* Stored data:
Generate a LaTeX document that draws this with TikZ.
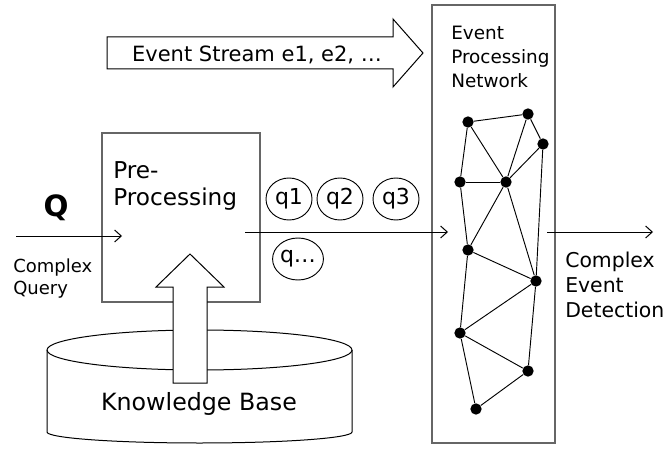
\documentclass[tikz,border=0pt]{standalone}
\usepackage{fontspec}
\setmainfont{DejaVu Sans}
\usetikzlibrary{arrows.meta,shapes.geometric}

\begin{document}
\begin{tikzpicture}[x=0.75pt,y=-0.75pt,
  frame/.style={draw=black!60, line width=1pt, inner sep=0pt},
  outline/.style={draw=black, line width=0.75pt},
  flow/.style={line width=0.75pt, -{Straight Barb[length=5pt,width=9pt,line width=0.75pt]}},
  link/.style={line width=0.7pt},
  vertex/.style={circle, fill=black, inner sep=0pt, minimum size=8.5pt},
  query/.style={ellipse, draw, line width=0.7pt, minimum width=34.5pt, minimum height=31.5pt, inner sep=0pt, font=\fontsize{16.5}{19}\selectfont},
  txt/.style={inner sep=0pt, anchor=base west},
  bigfont/.style={font=\fontsize{17.4}{20}\selectfont},
  midfont/.style={font=\fontsize{15.3}{18}\selectfont},
  smallfont/.style={font=\fontsize{13.8}{16}\selectfont},
]
\useasboundingbox (0,0) rectangle (668,453);

% event stream arrow
\draw[outline, fill=white] (107,37) -- (393,37) -- (393,19) -- (423,53) -- (393,87) -- (393,69) -- (107,69) -- cycle;
\node[inner sep=0pt, anchor=base, font=\fontsize{15.75}{18}\selectfont] (stream) at (257,61.5) {Event Stream e1, e2, …};

% event processing network frame
\node[frame, minimum width=92.25pt, minimum height=328.5pt] (net) at (493.5,224) {};
\node[txt, smallfont] (net1) at (451,40) {Event};
\node[txt, smallfont] (net2) at (451,64) {Processing};
\node[txt, smallfont] (net3) at (451,88) {Network};

% knowledge base cylinder
\draw[outline, fill=white] (47,350) -- (47,432) arc[start angle=180, end angle=0, x radius=152.5, y radius=11] -- (352,350);
\draw[outline] (199.5,350) ellipse [x radius=152.5, y radius=20];
\node[inner sep=0pt, anchor=base, font=\fontsize{17.8}{20}\selectfont] (kb) at (199,410) {Knowledge Base};

% pre-processing box
\node[frame, minimum width=118.5pt, minimum height=126.75pt] (pre) at (181,217.5) {};
\node[txt, bigfont] (pre1) at (113,178) {Pre-};
\node[txt, bigfont] (pre2) at (113,205) {Processing};

% knowledge feeding into pre-processing
\draw[outline, fill=white] (173,383) -- (173,287) -- (156,287) -- (190,254) -- (224,287) -- (207,287) -- (207,383) -- cycle;

% complex query input
\node[inner sep=0pt, anchor=base, font=\fontsize{22}{25}\selectfont\bfseries] (Q) at (56,216) {Q};
\node[txt, font=\fontsize{13.5}{16}\selectfont] (cq1) at (13,272) {Complex};
\node[txt, font=\fontsize{13.5}{16}\selectfont] (cq2) at (13,294) {Query};
\coordinate (qin) at (16,236);
\coordinate (qend) at (122,236);
\draw[flow] (qin) -- (qend);

% sub-queries
\node[query] (q1) at (289,199) {q1};
\node[query] (q2) at (340,199) {q2};
\node[query] (q3) at (396,199) {q3};
\node[query] (qn) at (298,259) {q…};

\coordinate (preout) at (245,232);
\coordinate (netin) at (448,232);
\draw[flow] (preout) -- (netin);

% network vertices
\node[vertex] (a) at (468,122) {};
\node[vertex] (b) at (528,114) {};
\node[vertex] (c) at (543,144) {};
\node[vertex] (d) at (460,182) {};
\node[vertex] (e) at (506,182) {};
\node[vertex] (f) at (468,250) {};
\node[vertex] (g) at (536,281) {};
\node[vertex] (h) at (460,333) {};
\node[vertex] (i) at (528,371) {};
\node[vertex] (j) at (476,409) {};

\foreach \s/\t in {a/b, a/d, a/e, b/e, b/c, c/e, c/g, d/e, d/f, e/f, e/g, f/g, f/h, g/h, g/i, h/i, h/j, i/j}
  \draw[link] (\s) -- (\t);

% detection output
\coordinate (netout) at (547,232);
\coordinate (detect) at (653,232);
\draw[flow] (netout) -- (detect);
\node[txt, midfont] (ced1) at (565,267) {Complex};
\node[txt, midfont] (ced2) at (565,292) {Event};
\node[txt, midfont] (ced3) at (565,317) {Detection};
\end{tikzpicture}
\end{document}
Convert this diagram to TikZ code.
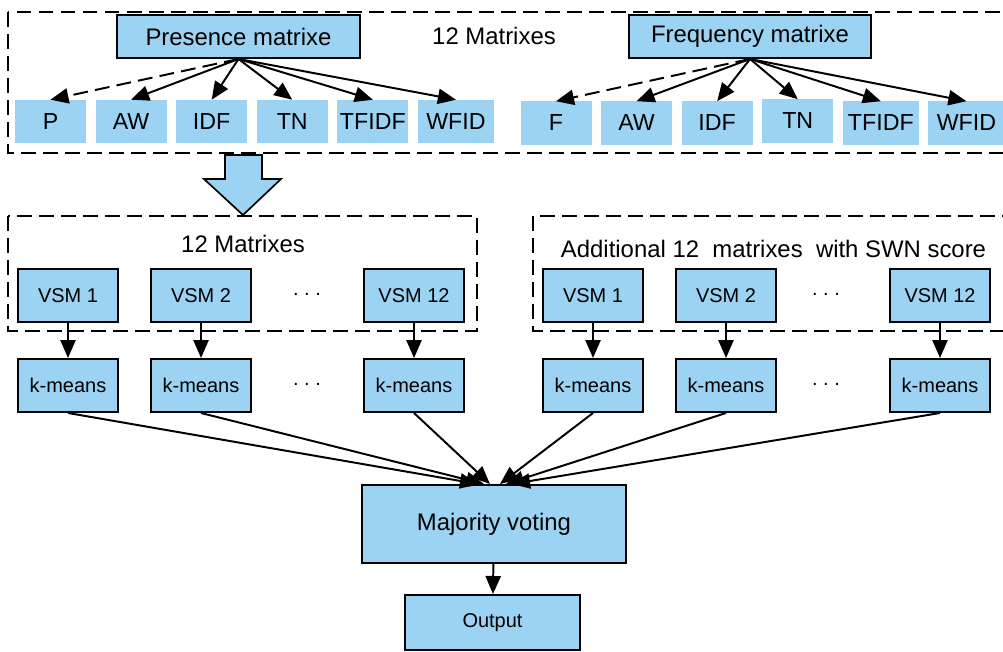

* What is required: Copy each line that contains the word "this".

* Complete output:
Generate a LaTeX document that draws this with TikZ.
Convert this diagram to TikZ code.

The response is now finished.